- _WRITTEN EXERCISE_
Repeat everything from the first line of the listing below through the line that contains "minimum width=350, minimum", exactly. Leave out pictures.

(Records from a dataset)
++++

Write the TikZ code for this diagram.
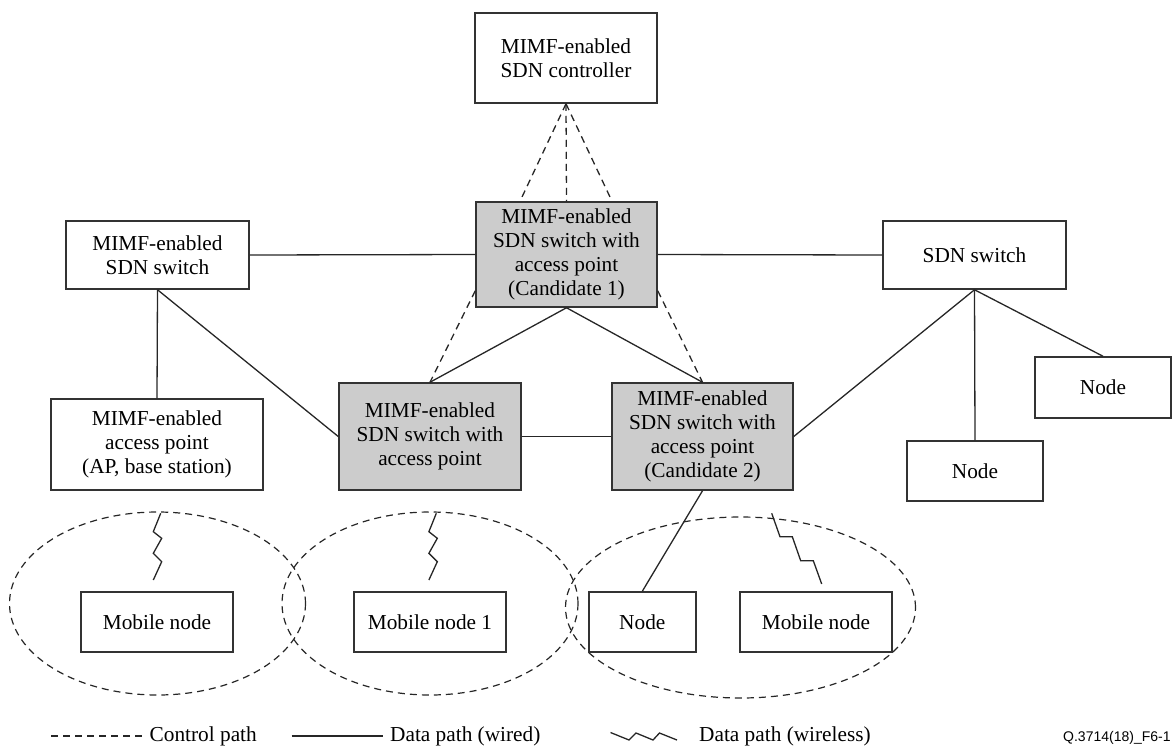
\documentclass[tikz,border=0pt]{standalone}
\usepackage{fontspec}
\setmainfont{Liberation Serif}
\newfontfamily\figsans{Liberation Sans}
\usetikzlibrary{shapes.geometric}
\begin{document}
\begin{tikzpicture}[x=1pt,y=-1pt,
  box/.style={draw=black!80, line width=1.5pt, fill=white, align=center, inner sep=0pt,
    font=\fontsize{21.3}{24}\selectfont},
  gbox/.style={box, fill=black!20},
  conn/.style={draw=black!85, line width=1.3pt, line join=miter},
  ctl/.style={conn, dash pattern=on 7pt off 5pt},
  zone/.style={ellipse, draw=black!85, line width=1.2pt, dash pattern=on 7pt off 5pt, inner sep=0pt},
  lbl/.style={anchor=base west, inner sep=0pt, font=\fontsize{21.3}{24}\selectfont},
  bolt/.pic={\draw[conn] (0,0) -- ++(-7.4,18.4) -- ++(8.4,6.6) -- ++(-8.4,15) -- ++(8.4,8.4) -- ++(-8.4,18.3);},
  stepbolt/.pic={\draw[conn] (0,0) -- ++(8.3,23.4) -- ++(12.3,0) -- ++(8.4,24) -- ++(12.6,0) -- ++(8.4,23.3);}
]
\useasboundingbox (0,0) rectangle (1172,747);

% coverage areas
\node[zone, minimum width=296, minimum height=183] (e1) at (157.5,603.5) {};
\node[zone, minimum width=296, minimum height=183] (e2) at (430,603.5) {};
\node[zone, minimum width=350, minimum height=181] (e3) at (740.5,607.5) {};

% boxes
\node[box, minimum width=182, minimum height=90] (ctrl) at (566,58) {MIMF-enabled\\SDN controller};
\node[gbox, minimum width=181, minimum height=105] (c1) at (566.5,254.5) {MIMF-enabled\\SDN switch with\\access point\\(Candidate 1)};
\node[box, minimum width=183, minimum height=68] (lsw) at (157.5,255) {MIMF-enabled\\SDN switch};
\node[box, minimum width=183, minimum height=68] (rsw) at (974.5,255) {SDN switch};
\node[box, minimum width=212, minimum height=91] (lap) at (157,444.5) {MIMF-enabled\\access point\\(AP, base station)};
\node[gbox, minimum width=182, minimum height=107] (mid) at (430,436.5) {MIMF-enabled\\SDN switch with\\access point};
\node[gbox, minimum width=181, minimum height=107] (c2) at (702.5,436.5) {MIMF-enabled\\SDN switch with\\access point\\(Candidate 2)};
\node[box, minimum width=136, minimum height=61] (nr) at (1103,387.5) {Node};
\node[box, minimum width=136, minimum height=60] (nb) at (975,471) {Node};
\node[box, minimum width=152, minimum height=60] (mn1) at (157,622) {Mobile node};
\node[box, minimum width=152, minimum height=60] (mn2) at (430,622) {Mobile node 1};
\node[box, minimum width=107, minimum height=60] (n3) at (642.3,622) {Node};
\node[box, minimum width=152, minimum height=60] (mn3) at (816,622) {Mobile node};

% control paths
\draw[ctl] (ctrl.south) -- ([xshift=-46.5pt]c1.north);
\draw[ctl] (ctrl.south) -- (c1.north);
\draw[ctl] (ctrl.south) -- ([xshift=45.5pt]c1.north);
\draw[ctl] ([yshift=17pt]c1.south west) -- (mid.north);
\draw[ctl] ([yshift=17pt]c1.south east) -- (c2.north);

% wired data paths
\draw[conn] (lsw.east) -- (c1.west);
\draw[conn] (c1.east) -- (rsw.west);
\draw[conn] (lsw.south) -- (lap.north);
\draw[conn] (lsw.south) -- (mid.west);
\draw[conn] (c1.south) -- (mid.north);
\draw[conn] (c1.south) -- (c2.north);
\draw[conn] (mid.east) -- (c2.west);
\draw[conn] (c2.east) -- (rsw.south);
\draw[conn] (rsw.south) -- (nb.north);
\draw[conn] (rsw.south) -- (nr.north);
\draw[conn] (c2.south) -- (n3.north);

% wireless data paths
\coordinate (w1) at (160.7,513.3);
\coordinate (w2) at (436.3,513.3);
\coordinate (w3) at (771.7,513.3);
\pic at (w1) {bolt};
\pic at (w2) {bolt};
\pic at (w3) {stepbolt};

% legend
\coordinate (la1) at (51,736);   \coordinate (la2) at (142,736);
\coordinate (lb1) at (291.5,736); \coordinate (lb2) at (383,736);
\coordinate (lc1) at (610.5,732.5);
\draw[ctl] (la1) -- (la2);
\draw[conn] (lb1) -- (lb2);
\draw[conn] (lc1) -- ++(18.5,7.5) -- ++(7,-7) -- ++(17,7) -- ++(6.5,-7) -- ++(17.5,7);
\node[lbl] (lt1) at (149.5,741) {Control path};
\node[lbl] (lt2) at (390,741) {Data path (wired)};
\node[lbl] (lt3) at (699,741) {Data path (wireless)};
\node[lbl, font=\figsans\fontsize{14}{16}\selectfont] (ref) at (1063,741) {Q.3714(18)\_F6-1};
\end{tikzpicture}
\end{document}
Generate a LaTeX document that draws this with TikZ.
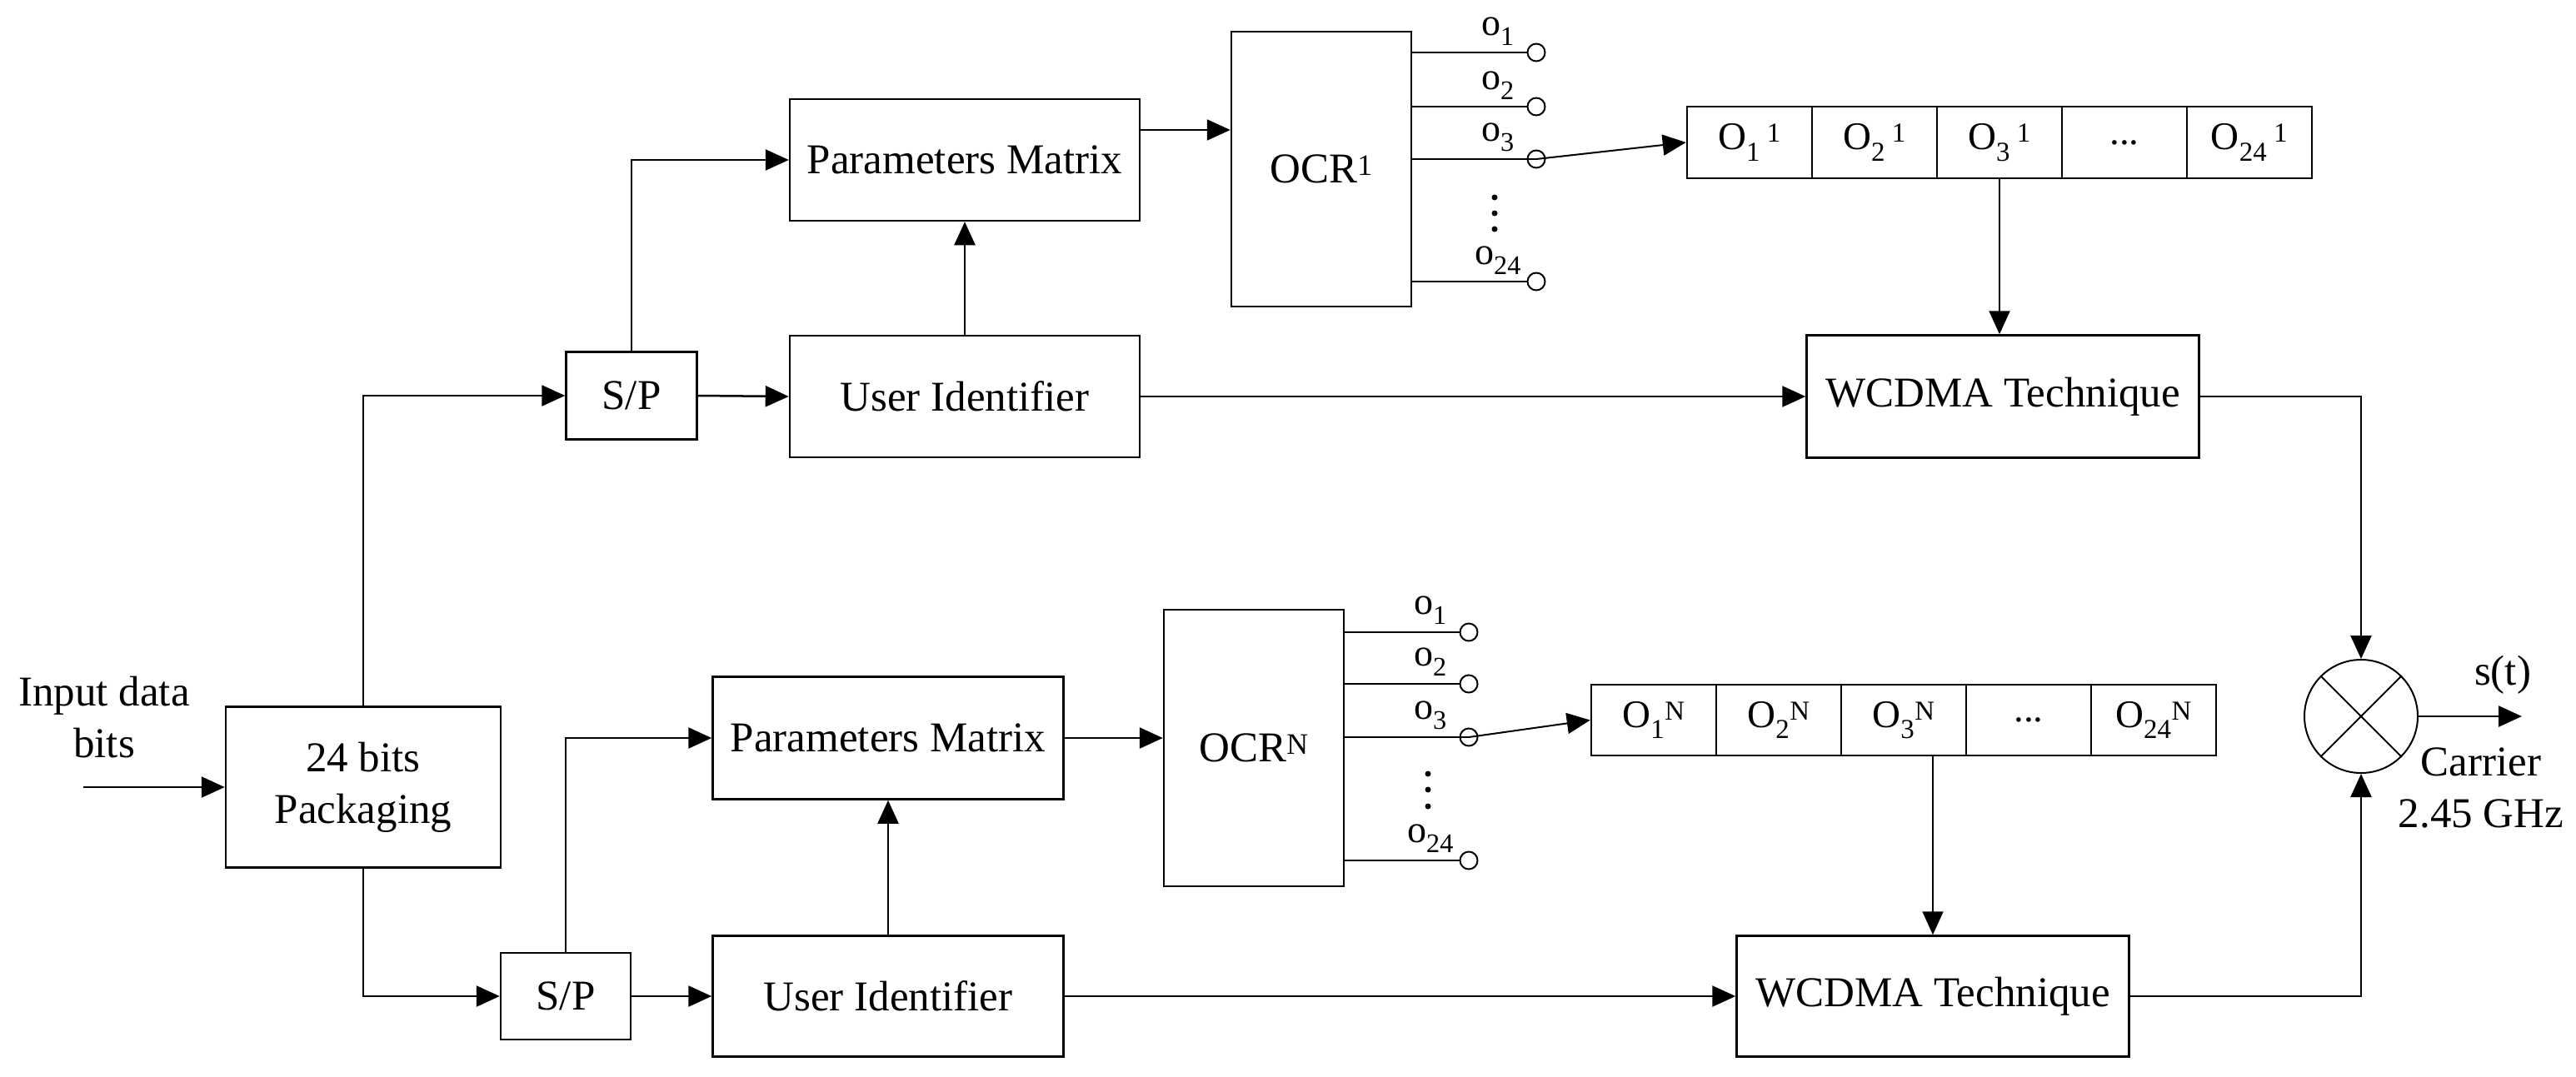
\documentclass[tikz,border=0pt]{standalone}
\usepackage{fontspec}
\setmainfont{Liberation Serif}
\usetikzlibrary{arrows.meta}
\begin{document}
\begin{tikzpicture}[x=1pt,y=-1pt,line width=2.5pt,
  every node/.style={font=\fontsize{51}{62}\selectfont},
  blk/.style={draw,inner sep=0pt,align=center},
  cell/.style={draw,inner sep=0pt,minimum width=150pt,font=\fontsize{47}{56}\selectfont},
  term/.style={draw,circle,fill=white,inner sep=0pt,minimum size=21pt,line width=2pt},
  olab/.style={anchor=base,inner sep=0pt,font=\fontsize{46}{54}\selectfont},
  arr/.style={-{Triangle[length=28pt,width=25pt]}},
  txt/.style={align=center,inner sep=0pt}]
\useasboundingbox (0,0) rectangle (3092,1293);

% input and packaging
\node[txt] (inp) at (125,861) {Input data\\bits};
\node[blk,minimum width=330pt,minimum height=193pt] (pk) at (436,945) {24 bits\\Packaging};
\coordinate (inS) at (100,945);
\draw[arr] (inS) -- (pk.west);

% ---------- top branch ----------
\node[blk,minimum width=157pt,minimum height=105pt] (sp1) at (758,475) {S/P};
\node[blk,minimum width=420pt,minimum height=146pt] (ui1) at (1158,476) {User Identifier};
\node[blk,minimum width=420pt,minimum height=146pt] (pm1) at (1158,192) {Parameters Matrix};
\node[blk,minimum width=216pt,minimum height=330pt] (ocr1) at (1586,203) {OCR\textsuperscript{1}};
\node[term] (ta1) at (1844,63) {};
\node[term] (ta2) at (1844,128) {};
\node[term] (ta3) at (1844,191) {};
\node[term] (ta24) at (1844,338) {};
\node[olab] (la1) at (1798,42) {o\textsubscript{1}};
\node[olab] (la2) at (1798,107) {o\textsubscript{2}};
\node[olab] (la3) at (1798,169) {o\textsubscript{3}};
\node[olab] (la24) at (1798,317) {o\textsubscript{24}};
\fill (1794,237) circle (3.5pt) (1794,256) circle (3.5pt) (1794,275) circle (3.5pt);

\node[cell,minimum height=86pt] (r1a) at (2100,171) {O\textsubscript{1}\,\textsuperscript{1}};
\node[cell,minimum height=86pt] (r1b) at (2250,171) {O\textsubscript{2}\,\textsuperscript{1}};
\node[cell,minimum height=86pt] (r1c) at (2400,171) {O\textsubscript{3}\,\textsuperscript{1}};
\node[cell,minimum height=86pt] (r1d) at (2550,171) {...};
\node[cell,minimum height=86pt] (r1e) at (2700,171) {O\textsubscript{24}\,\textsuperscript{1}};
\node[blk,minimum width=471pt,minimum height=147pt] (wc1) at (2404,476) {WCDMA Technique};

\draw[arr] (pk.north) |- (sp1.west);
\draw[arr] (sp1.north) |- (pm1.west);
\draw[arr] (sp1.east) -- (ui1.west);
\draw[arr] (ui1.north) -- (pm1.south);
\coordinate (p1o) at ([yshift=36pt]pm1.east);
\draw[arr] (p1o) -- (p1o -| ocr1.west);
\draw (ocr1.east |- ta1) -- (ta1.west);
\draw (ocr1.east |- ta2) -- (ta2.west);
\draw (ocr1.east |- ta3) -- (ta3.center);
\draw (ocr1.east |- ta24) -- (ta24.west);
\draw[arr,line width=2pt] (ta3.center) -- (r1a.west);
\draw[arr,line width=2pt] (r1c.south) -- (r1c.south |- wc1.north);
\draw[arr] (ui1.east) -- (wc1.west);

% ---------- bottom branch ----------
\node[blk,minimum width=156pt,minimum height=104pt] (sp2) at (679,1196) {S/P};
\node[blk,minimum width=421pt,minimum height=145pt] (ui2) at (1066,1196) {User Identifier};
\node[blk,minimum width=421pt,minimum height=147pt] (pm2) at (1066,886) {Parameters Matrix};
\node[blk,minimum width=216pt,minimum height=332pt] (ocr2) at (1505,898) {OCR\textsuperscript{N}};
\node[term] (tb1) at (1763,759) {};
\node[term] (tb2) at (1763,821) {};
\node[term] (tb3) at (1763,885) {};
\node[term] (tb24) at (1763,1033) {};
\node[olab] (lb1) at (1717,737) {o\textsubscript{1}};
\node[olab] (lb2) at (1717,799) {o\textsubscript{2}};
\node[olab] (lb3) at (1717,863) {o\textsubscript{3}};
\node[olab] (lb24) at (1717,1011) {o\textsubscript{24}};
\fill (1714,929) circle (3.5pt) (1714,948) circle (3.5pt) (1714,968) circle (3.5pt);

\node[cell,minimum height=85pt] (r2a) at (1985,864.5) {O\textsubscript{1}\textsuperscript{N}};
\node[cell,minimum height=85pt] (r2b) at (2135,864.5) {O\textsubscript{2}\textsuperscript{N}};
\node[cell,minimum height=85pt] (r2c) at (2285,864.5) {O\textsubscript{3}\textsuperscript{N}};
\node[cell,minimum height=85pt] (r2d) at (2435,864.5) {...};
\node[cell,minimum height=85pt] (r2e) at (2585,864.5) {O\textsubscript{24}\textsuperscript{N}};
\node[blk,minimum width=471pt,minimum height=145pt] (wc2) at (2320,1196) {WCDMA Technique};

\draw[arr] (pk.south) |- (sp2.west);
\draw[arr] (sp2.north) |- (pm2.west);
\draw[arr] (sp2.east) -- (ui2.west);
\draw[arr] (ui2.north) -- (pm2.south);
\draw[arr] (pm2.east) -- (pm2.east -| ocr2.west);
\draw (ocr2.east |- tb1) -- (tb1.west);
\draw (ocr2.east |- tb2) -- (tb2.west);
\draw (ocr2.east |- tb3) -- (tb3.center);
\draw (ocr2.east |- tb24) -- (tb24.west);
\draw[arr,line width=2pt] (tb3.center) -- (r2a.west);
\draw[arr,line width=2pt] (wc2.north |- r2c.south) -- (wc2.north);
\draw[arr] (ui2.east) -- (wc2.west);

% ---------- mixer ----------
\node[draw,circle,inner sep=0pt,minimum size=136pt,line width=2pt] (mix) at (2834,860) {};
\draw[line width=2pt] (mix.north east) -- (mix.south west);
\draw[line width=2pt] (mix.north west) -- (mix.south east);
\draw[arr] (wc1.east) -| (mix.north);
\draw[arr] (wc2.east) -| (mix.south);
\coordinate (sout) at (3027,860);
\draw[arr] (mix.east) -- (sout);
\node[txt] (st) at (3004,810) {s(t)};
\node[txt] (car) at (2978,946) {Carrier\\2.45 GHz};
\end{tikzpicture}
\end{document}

++++

- _EXPECTED OUTPUT_
Write the TikZ code for this diagram.
\documentclass[tikz,border=0pt]{standalone}
\usepackage{fontspec}
\setmainfont{Liberation Serif}
\newfontfamily\figsans{Liberation Sans}
\usetikzlibrary{shapes.geometric}
\begin{document}
\begin{tikzpicture}[x=1pt,y=-1pt,
  box/.style={draw=black!80, line width=1.5pt, fill=white, align=center, inner sep=0pt,
    font=\fontsize{21.3}{24}\selectfont},
  gbox/.style={box, fill=black!20},
  conn/.style={draw=black!85, line width=1.3pt, line join=miter},
  ctl/.style={conn, dash pattern=on 7pt off 5pt},
  zone/.style={ellipse, draw=black!85, line width=1.2pt, dash pattern=on 7pt off 5pt, inner sep=0pt},
  lbl/.style={anchor=base west, inner sep=0pt, font=\fontsize{21.3}{24}\selectfont},
  bolt/.pic={\draw[conn] (0,0) -- ++(-7.4,18.4) -- ++(8.4,6.6) -- ++(-8.4,15) -- ++(8.4,8.4) -- ++(-8.4,18.3);},
  stepbolt/.pic={\draw[conn] (0,0) -- ++(8.3,23.4) -- ++(12.3,0) -- ++(8.4,24) -- ++(12.6,0) -- ++(8.4,23.3);}
]
\useasboundingbox (0,0) rectangle (1172,747);

% coverage areas
\node[zone, minimum width=296, minimum height=183] (e1) at (157.5,603.5) {};
\node[zone, minimum width=296, minimum height=183] (e2) at (430,603.5) {};
\node[zone, minimum width=350, minimum height=181] (e3) at (740.5,607.5) {};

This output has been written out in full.